With so many sacred places and monuments, Medina has always been dear to the heart of every pilgrim.
“It’s changed a lot in recent years; many of the historical sites are no more. Some of the changes are good, some bad. But one thing is certain: it is much easier to get to the important sites now,” explains Saeed, as two brown sparrows play on the cool marble floor in front of us. I nod in agreement.
The sparrows take off together. Flying low, they weave confidently in and out of worshippers, safe in the knowledge no one will hurt them here. This is a sanctuary.
An old man in a white sherwani, carrying
a bright yellow pouch, slowly gets to his feet. As he heads towards the black iron gates that never close, he leaves a trail of strong-smelling attar. Passing one of the sleepy expat Bangladeshi cleaners leaning on a broom, his hand meets with theirs in greeting. And, I notice, giving him a few Saudi riyals.

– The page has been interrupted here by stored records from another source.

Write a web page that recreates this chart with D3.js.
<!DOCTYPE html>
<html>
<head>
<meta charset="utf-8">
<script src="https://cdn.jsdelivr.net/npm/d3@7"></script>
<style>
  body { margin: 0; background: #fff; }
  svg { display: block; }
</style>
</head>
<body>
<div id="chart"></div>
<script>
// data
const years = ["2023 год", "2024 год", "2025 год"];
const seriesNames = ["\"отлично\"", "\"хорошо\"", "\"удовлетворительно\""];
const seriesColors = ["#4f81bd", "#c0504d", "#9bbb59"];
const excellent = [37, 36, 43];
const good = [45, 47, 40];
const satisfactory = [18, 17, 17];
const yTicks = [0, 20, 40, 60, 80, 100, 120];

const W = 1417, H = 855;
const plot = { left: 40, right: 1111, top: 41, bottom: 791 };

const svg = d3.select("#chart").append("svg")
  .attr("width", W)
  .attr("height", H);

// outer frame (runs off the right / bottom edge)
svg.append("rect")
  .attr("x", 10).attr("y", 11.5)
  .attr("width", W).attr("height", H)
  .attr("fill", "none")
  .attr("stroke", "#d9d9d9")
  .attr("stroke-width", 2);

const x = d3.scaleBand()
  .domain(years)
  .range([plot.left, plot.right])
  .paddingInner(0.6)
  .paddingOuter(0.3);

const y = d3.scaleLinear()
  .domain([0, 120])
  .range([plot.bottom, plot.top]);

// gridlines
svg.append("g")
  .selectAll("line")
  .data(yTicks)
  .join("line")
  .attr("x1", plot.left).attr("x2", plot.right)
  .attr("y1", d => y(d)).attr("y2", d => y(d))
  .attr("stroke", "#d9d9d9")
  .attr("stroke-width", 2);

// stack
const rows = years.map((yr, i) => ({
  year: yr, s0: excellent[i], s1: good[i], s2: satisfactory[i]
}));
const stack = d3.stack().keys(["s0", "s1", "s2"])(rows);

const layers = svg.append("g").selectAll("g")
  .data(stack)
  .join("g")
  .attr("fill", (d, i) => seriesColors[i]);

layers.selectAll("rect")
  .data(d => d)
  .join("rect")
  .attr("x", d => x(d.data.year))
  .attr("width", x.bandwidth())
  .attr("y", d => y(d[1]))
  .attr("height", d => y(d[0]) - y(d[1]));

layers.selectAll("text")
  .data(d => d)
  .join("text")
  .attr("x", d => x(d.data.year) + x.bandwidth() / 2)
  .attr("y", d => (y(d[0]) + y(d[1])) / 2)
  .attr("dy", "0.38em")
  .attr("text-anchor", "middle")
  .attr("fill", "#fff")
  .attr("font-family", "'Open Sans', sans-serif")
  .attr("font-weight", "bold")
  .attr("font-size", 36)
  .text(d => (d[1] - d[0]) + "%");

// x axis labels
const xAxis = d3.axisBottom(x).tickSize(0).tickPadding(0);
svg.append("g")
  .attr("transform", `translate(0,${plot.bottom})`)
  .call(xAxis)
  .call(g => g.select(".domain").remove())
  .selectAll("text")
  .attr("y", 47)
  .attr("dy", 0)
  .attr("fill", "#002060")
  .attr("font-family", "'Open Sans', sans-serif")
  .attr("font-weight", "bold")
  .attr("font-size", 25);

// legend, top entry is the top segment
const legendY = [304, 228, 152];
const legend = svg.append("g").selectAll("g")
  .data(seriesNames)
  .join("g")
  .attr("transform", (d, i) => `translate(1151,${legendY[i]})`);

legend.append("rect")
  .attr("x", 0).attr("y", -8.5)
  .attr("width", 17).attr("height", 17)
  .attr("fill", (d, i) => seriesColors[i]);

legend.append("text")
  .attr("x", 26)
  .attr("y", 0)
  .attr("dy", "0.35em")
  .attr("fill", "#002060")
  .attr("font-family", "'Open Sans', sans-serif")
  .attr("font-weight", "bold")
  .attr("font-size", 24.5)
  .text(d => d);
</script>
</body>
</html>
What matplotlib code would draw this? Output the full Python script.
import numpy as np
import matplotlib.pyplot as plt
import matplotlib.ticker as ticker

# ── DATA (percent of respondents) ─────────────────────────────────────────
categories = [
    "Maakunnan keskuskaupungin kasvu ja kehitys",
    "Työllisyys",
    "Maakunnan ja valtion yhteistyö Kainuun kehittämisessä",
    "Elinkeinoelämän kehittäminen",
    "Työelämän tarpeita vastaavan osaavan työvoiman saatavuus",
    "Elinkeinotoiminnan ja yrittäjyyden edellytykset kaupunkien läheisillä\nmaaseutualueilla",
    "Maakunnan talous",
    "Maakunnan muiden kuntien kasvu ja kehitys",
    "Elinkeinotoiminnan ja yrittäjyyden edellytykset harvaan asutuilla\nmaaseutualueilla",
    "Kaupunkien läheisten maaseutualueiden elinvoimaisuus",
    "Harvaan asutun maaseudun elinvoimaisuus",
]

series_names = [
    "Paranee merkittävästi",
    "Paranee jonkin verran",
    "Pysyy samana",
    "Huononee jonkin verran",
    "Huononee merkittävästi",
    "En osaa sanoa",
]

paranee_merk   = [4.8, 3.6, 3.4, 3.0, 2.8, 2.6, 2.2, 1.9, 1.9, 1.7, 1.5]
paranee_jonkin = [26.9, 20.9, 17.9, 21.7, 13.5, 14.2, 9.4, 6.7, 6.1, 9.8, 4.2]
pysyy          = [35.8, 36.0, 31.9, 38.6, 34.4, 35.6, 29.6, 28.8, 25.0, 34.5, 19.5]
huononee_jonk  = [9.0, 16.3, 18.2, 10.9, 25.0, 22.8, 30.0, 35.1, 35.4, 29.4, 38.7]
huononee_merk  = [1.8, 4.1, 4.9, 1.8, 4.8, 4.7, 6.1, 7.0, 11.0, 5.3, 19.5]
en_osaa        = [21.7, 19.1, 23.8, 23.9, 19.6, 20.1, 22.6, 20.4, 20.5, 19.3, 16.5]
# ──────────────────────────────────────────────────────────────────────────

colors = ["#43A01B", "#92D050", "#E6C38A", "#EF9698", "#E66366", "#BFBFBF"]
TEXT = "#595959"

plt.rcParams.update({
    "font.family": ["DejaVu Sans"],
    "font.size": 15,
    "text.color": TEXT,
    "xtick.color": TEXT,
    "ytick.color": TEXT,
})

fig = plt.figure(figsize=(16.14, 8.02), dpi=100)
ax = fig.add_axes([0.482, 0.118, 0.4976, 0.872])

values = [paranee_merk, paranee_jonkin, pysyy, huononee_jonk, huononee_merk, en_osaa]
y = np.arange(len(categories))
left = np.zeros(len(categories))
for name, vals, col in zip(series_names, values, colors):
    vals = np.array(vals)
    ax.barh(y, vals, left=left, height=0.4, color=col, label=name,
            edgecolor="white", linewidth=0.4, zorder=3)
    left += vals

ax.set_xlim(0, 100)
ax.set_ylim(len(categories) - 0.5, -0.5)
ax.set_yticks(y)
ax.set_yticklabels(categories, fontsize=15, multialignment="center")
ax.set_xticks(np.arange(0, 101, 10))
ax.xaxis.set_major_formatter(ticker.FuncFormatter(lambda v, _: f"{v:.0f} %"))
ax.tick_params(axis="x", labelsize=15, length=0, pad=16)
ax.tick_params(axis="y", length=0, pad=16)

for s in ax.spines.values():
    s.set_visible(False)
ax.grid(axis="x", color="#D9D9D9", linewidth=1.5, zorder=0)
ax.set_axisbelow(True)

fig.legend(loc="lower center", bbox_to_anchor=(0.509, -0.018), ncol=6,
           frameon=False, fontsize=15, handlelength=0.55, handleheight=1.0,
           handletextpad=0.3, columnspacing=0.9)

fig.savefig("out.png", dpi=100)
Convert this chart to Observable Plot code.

Behind us on the main road, another red double-decker tour bus pulls up at the
hop-on, hop-off stop. The hour is late and on the top deck is a familiar sight: a cheek pressed up against the window, eyes closed. In London, this might have been a number 25 bus headed to Oxford Circus. Here, though, the destinations are far more sacred.
In the north, on the outskirts where Mount Uhud looms over the city, the bus stops at the site of a real low point of the Prophet’s reign in Medina, the Battle of Uhud. Later, at stop 9, the Trench Battleﬁeld marks a significant upturn, when 3,000 Muslims defended their city against 10,000 of their enemies, using a trench.
Out towards the west, the bus takes tourists to Masjid al Qiblatain, a reminder that Muslims used to pray towards Jerusalem. It was in this very mosque that the revelation to face Makkah was received and the direction of the qiblah changed forever.
Closer to the Prophet’s Mosque, the Bab Al Salaam is where many passengers hop off. It is one of the few remaining gates that used to be part of the original ancient city walls.
Easily the best way to get about, the sightseeing buses also accommodate conventional tourists’ needs, stopping at the glitzy, oval-shaped Al Noor Mall, on the busy King Abdullah ring road.
Stop 3 on the route is Al Manakh Square, where more traditional Medinan shopping can be found. Hidden in and around this busy intersection are stores selling the famous local dates – deemed the finest in all of Arabia.
Fittingly, the bus route begins and ends at the Prophet’s Mosque, where on that fateful day in 622 ce, al-Kaswa the camel settled herself amongst the date palms, and eventually Yathrib became Al Madinah Al Munawarah – the radiant city – and a sanctuary for all Muslims.
Inhale the spiced aroma of traditional Saudi coffee, known as kahwa. Made by grinding together coffee beans, cardamom and cloves, this is the fragrance of classic Arabia, and its whiff has the potential to transport you back to the days of Arabia Felix. Almost every corner of Medina will have somewhere serving this traditional drink, so just follow your nose.